Ich vernahm den Geruch von Moder und Kälte. Von gefrorener Erde.

Mir fiel dazu ein Text ein, der sich auf das allgemeine Unverständnis all jener Sprachen bezog, die nicht aus aneinandergereihten Wörtern bestehen. 

Wie oder in was sollte ich Eindrücke übersetzen, die sich nicht wörtlich ausdrücken?

Was ist mit der Sprache der Vögel? Was ist mit der Sprache einer Baumrinde oder eines gewellten Blattes? Was ist mit der Sprache von Zweigen, die sich gegen den Himmel abzeichnen? 

Was ist mit der Wucht der Wolken, die sich am Himmel zeigen, blähen, verwehen, schuppen oder was sie eben tun? Was ist mit all dem?

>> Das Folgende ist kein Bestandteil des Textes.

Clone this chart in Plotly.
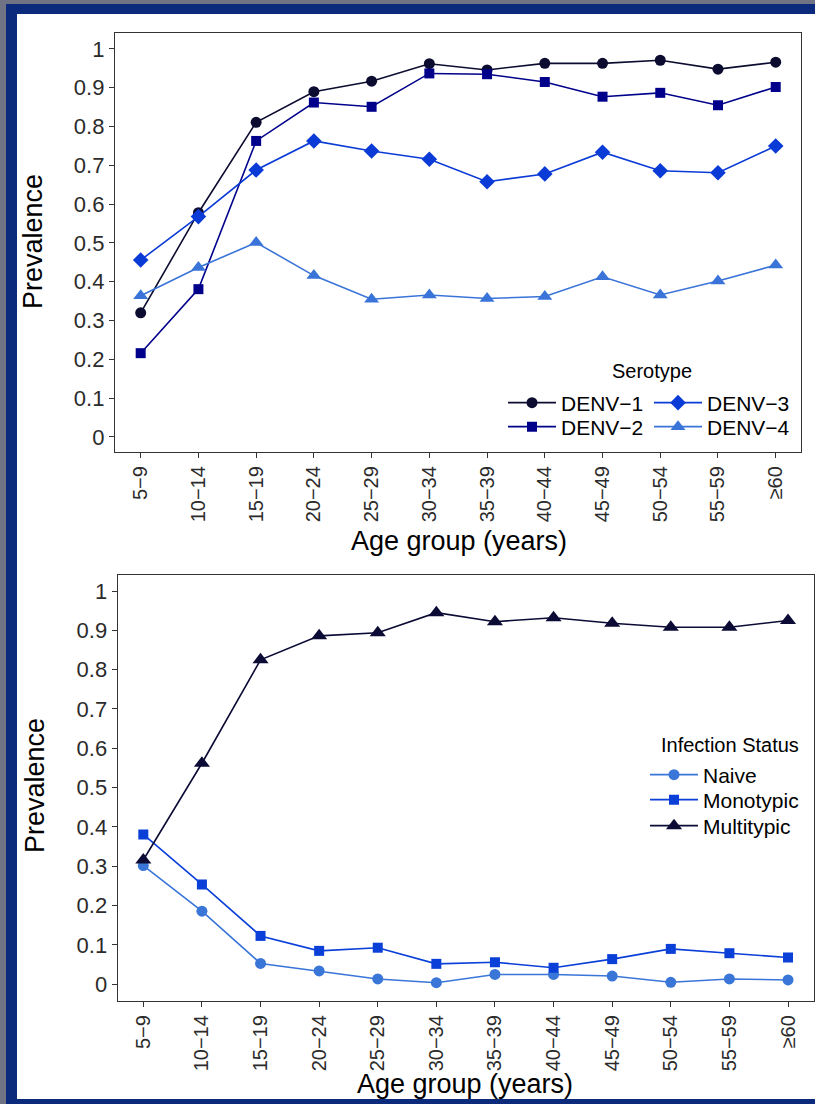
import plotly.graph_objects as go

# ---------------- data ----------------
age_groups = ["5−9", "10−14", "15−19", "20−24", "25−29", "30−34",
              "35−39", "40−44", "45−49", "50−54", "55−59", "≥60"]

denv1 = [0.32, 0.578, 0.811, 0.890, 0.917, 0.962, 0.946, 0.963, 0.963, 0.971, 0.948, 0.966]
denv2 = [0.216, 0.381, 0.763, 0.862, 0.851, 0.937, 0.935, 0.915, 0.877, 0.887, 0.855, 0.902]
denv3 = [0.456, 0.568, 0.688, 0.763, 0.737, 0.716, 0.658, 0.678, 0.734, 0.686, 0.681, 0.750]
denv4 = [0.364, 0.437, 0.501, 0.416, 0.355, 0.366, 0.357, 0.362, 0.413, 0.366, 0.402, 0.443]

naive = [0.302, 0.186, 0.053, 0.034, 0.0135, 0.004, 0.025, 0.025, 0.021, 0.005, 0.0135, 0.011]
monotypic = [0.381, 0.254, 0.123, 0.085, 0.093, 0.052, 0.056, 0.042, 0.064, 0.090, 0.079, 0.068]
multitypic = [0.316, 0.562, 0.825, 0.886, 0.894, 0.945, 0.922, 0.932, 0.918, 0.908, 0.908, 0.925]

y_tick_vals = [0, 0.1, 0.2, 0.3, 0.4, 0.5, 0.6, 0.7, 0.8, 0.9, 1]
y_tick_text = ["0", "0.1", "0.2", "0.3", "0.4", "0.5", "0.6", "0.7", "0.8", "0.9", "1"]

# ---------------- layout helpers ----------------
W, H = 815, 1104
FONT = "Liberation Sans, Arial, Helvetica, sans-serif"
TICK_COLOR = "#333333"


def fx(px):
    return px / W


def fy(py):
    return 1 - py / H


fig = go.Figure()

top_series = [
    ("DENV−1", denv1, "#0c0c30", "circle", 11, "legend", 403, 503),
    ("DENV−2", denv2, "#00008b", "square", 10, "legend2", 427, 503),
    ("DENV−3", denv3, "#0b3bd6", "diamond", 12, "legend3", 403, 649),
    ("DENV−4", denv4, "#3a74d8", "triangle-up", 13, "legend4", 427, 649),
]
bottom_series = [
    ("Naive", naive, "#3a76d8", "circle", 11, "legend5", 775, 645),
    ("Monotypic", monotypic, "#0a3fd8", "square", 10, "legend6", 800, 645),
    ("Multitypic", multitypic, "#0b0b35", "triangle-up", 14, "legend7", 826, 645),
]

legend_layouts = {}
for panel, series in (("top", top_series), ("bottom", bottom_series)):
    xa, ya = ("x", "y") if panel == "top" else ("x2", "y2")
    for name, vals, col, sym, size, lg, ly, lx in series:
        fig.add_trace(go.Scatter(
            x=age_groups, y=vals, name=name, mode="lines+markers",
            line=dict(color=col, width=1.6),
            marker=dict(symbol=sym, size=size, color=col),
            xaxis=xa, yaxis=ya, legend=lg, showlegend=True))
        legend_layouts[lg] = dict(x=fx(lx), y=fy(ly), xanchor="left", yanchor="middle",
                                  bgcolor="rgba(0,0,0,0)", borderwidth=0, itemwidth=48,
                                  font=dict(family=FONT, size=21, color="#000000"))

xcommon = dict(type="category", categoryorder="array", categoryarray=age_groups,
               tickangle=-90, ticks="outside", ticklen=5, tickwidth=1.2,
               tickcolor=TICK_COLOR, showline=True, mirror=True, linecolor=TICK_COLOR,
               linewidth=1.3, showgrid=False, zeroline=False,
               tickfont=dict(family=FONT, size=20, color="#2b2b2b"))
ycommon = dict(tickmode="array", tickvals=y_tick_vals, ticktext=y_tick_text,
               ticks="outside", ticklen=5, tickwidth=1.2, tickcolor=TICK_COLOR,
               showline=True, mirror=True, linecolor=TICK_COLOR, linewidth=1.3,
               showgrid=False, zeroline=False,
               tickfont=dict(family=FONT, size=22, color="#2b2b2b"))


def ann(text, x, y, size, angle=0):
    return dict(text=text, x=fx(x), y=fy(y), xref="paper", yref="paper",
                xanchor="center", yanchor="middle", textangle=angle, showarrow=False,
                font=dict(family=FONT, size=size, color="#000000"))


layout = dict(
    width=W, height=H,
    margin=dict(l=0, r=0, t=0, b=0, autoexpand=False),
    paper_bgcolor="#6f7383",
    plot_bgcolor="#ffffff",
    font=dict(family=FONT, color="#000000"),
    xaxis=dict(xcommon, domain=[fx(115), fx(801)], range=[-0.445, 11.438], anchor="y"),
    yaxis=dict(ycommon, domain=[fy(452), fy(33)], range=[-0.0387, 1.0412], anchor="x"),
    xaxis2=dict(xcommon, domain=[fx(117.7), fx(813.5)], range=[-0.437, 11.435], anchor="y2"),
    yaxis2=dict(ycommon, domain=[fy(1001), fy(575)], range=[-0.0425, 1.0407], anchor="x2"),
    shapes=[
        dict(type="rect", xref="paper", yref="paper", x0=fx(6), x1=1.05, y0=-0.05, y1=fy(4),
             fillcolor="#0c2a7c", line=dict(width=0), layer="below"),
        dict(type="rect", xref="paper", yref="paper", x0=fx(17), x1=1.05, y0=fy(1099), y1=fy(14),
             fillcolor="#ffffff", line=dict(width=0), layer="below"),
    ],
    annotations=[
        ann("Prevalence", 33, 242, 27, -90),
        ann("Prevalence", 35, 786, 27, -90),
        ann("Age group (years)", 459, 541, 27),
        ann("Age group (years)", 465, 1084, 27),
        ann("Serotype", 652, 371, 20),
        ann("Infection Status", 730, 745, 20),
    ],
)
layout.update(legend_layouts)
fig.update_layout(**layout)

fig.write_html("out.html",
               config={"displayModeBar": False},
               post_script="document.body.style.margin='0';document.body.style.overflow='hidden';")
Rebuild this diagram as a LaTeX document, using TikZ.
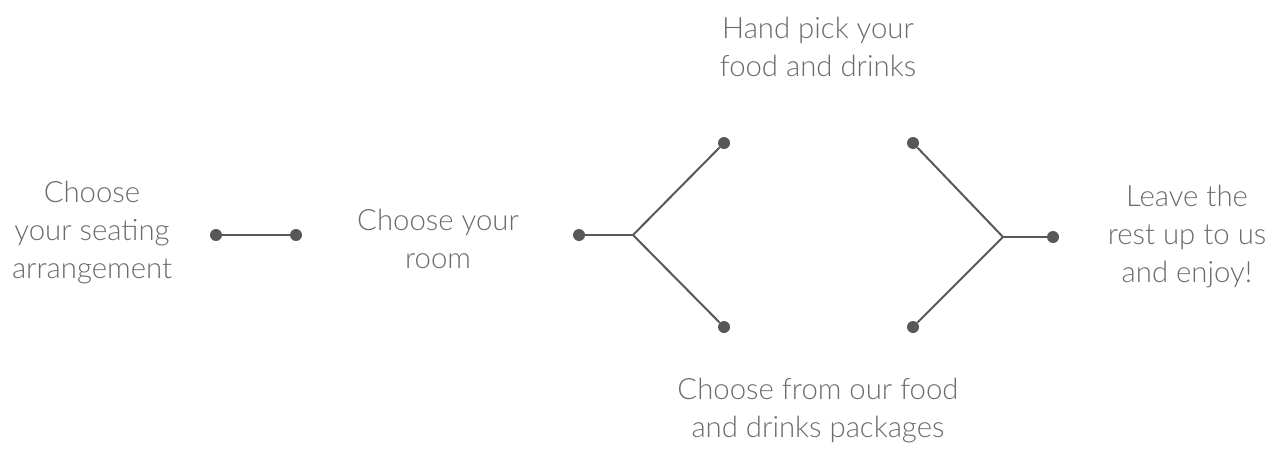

In dem Text stand, dass es Sprachen sind, die sich direkt auf den Menschen, auf seinen Körper auswirken. 

Nur sind "wir" es gewohnt, all diese Auswirkungen zu übergehen, überhören, übertönen, es zu leugnen, noch bevor es ins Bewusstsein getreten ist. 

Da ist etwas, das ist immer da und ich tu so, als wäre da nichts, nichts von Bedeutung...

Da gibt es auf der einen Seite das Gejammer „Ich fühle mich entwurzelt. Ich fühle mich heimatlos. Da ist nichts. Ich bin isoliert.“ Und auf der anderen Seite, da meldet sich manchmal etwas und es wird  nicht bemerkt, dass es da ist: Das geleugnete Offensichtliche und Ausdruck des Nichtbegrifflichen.

Die Form und Farbe von Steinen, Blättern und Blumen. Die Linien eines Vogelfluges, schwimmender Fische oder achternder Bienen Gesumm. 

Der Weg, den der Wind und Wolken nehmen, die Farben des Himmels, die Atmosphäre von etwas – da draußen oder auch da drinnen, innen, Unaussprechliches, Unbenennbares.

Natürlich ist hier wenig „Unterhaltsames“ und „Ablenkendes“ zu finden. Sich in diese Sprache zu begeben, bedeutet den Körper zu verstehen.

Die Ohren belauschen, die Bilder im Augenlicht beobachten und Gerüche riechen. Die Haut auf ihre Eindrücke befragen, die Härchen, jede Sinneszelle auf ihre Wahrnehmungen hin wahrnehmen.

Dies nur mal so als Möglichkeit. Sonst kriegt man davon nichts mit.

Achselzuckend


Ich habe keine Lust und keine Kraft, mich aufzulehnen, aufzubäumen, irgendwas zu ändern, mich selber in Grund und Boden zu kritisieren, auch wenn ich weiß, dass etwas nicht stimmt. Ganz gewaltig nicht stimmt. 

Ich zucke mit den Schultern, ein bisschen wie aufgeben, kapitulieren und auch „ich weiß nicht“.

Ich weiß es wirklich nicht und vom Verstand her lässt es sich nicht richten.

Meine Eindrücke ergeben kein geschlossenes Bild. 

Manche Eindrücke sind kurz, aber vielleicht doch zukunftsweisend, andere sind irreführend.

Manches kommt heftig und sprachlos aus einem tiefsten Inneren und ich verstehe es nicht. Es bezwingt mich und endet als vergeudete Lebenskraft. Energie, die sich nicht fügt und auch nicht binden lässt. 

Ein Schauplatz voller Wut und Dunkelheit.